What is expected:
Return nothing but the lines from the one with "Write the Altair code for this chart." through the one with "SVG_W, SVG_H = 817, 636" in the data below, word for word and without pictures.

Exercise material:
======

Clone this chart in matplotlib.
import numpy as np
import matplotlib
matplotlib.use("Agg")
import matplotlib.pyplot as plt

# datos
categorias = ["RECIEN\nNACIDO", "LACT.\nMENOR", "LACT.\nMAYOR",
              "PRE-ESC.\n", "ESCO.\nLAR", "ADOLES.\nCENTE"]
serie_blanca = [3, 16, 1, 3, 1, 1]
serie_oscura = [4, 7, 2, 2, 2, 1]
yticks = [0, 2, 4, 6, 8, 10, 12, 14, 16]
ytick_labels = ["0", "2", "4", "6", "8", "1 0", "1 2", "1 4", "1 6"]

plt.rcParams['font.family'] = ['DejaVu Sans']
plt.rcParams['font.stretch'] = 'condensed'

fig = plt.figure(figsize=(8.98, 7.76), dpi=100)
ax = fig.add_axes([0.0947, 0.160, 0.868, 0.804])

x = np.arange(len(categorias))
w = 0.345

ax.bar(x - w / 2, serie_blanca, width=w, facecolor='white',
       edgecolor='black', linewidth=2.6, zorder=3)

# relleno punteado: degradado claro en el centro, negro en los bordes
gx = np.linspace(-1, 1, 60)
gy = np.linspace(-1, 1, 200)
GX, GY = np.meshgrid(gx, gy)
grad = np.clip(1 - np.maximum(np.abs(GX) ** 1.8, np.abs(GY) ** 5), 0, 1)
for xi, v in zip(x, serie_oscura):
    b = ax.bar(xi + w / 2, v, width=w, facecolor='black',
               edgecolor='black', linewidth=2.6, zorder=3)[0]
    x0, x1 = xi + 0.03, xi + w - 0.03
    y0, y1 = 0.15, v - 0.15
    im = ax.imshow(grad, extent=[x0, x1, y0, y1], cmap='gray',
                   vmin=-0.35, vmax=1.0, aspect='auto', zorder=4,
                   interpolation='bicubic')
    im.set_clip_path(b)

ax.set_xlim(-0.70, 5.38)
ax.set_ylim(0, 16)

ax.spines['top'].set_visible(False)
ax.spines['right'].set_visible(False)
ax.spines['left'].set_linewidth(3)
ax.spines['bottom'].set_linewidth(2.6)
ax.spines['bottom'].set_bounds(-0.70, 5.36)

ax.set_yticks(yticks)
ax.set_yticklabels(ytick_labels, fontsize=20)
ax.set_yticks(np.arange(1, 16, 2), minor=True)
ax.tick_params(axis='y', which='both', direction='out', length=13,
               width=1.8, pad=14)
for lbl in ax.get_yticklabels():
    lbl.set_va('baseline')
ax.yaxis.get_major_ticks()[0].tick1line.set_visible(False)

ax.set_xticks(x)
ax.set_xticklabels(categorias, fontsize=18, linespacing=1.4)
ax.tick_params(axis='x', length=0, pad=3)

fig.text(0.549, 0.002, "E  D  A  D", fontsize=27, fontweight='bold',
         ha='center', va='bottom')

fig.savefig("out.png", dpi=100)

======

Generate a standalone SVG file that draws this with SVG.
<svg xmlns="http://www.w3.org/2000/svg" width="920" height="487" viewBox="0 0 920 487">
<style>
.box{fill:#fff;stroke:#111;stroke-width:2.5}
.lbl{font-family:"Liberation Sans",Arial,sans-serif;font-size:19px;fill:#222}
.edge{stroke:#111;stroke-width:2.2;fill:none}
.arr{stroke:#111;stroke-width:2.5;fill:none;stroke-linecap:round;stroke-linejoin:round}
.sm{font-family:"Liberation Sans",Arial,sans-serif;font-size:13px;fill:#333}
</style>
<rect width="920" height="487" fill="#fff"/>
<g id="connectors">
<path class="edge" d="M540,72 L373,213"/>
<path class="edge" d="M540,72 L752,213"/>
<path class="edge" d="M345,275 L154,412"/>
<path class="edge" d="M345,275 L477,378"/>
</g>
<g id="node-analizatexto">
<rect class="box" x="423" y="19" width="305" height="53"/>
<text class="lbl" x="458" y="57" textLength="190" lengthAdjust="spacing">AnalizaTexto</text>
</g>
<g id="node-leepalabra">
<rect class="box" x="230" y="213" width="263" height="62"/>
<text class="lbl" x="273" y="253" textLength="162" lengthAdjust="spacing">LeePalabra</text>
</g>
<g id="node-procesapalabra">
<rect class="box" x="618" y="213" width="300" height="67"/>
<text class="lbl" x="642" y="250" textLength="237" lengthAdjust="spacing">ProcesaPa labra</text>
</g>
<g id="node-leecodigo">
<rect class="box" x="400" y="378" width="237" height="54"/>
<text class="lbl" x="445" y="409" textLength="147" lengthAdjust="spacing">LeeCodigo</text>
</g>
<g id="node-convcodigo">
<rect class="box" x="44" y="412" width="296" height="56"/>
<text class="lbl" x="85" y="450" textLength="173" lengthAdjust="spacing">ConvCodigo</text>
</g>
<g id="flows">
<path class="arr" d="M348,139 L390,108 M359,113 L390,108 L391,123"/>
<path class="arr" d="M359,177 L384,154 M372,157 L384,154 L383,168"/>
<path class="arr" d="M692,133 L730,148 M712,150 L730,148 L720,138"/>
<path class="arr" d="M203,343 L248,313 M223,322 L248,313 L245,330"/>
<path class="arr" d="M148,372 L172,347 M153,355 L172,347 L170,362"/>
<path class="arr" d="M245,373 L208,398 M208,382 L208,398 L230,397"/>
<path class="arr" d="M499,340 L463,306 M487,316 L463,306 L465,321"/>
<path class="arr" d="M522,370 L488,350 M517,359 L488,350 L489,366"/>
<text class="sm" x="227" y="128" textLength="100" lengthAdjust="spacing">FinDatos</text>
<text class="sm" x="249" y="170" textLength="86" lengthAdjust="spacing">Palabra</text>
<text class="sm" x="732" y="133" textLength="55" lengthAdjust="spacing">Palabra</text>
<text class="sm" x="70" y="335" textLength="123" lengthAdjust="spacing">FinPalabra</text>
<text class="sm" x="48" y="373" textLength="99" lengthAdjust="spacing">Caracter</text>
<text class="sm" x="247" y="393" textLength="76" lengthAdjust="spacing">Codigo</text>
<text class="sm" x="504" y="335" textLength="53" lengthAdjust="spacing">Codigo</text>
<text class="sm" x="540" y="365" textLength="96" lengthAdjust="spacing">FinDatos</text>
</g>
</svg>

======

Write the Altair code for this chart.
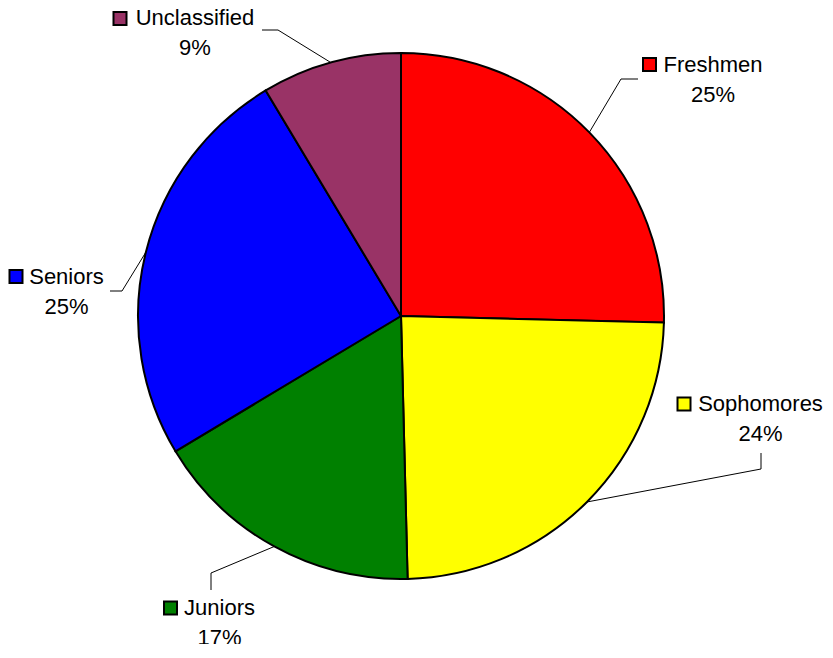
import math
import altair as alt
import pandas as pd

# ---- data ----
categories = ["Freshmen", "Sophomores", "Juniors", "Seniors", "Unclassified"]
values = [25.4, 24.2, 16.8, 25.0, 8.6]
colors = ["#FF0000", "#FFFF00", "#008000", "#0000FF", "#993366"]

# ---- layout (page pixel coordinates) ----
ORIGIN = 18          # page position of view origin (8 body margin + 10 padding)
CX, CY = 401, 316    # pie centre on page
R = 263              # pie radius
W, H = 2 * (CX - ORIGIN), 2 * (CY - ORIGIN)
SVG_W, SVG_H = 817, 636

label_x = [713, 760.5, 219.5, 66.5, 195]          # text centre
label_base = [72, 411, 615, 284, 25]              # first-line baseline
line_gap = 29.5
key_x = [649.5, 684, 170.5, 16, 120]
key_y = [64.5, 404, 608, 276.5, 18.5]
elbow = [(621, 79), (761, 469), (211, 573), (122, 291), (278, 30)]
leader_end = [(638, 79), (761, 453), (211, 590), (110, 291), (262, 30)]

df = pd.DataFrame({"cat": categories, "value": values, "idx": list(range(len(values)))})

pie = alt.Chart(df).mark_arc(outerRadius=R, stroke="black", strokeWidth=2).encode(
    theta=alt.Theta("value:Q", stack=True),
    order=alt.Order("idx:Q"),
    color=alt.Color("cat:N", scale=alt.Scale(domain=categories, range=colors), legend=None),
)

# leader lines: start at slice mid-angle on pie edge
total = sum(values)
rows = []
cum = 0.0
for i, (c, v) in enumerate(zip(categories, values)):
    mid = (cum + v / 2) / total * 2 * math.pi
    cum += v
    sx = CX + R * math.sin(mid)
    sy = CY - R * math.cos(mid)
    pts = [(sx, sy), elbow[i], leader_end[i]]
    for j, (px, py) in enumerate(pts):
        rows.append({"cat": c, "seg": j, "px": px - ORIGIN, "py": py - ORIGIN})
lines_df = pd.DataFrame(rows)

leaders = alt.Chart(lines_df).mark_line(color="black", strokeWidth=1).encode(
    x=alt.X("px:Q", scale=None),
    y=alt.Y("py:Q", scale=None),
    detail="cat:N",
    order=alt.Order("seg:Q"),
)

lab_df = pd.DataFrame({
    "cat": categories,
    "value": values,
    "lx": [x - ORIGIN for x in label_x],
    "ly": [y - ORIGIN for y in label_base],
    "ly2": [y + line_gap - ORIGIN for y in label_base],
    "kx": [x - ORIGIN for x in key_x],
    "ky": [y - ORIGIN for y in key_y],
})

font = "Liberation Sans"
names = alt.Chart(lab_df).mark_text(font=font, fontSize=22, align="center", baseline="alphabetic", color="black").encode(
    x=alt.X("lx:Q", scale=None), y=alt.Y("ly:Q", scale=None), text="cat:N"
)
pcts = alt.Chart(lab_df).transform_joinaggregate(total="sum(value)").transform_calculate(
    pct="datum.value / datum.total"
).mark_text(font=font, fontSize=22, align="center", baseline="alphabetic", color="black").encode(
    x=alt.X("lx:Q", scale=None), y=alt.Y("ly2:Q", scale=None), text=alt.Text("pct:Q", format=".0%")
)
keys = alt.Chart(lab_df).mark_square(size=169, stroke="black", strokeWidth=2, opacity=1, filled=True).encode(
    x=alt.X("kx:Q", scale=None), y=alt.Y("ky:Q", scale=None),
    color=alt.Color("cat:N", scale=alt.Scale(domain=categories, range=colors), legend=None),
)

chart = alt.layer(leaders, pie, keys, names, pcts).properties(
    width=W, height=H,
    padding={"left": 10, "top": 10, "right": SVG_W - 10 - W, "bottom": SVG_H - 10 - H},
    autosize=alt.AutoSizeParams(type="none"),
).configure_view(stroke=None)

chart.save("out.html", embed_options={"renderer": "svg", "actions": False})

======

Final result:
Write the Altair code for this chart.
import math
import altair as alt
import pandas as pd

# ---- data ----
categories = ["Freshmen", "Sophomores", "Juniors", "Seniors", "Unclassified"]
values = [25.4, 24.2, 16.8, 25.0, 8.6]
colors = ["#FF0000", "#FFFF00", "#008000", "#0000FF", "#993366"]

# ---- layout (page pixel coordinates) ----
ORIGIN = 18          # page position of view origin (8 body margin + 10 padding)
CX, CY = 401, 316    # pie centre on page
R = 263              # pie radius
W, H = 2 * (CX - ORIGIN), 2 * (CY - ORIGIN)
SVG_W, SVG_H = 817, 636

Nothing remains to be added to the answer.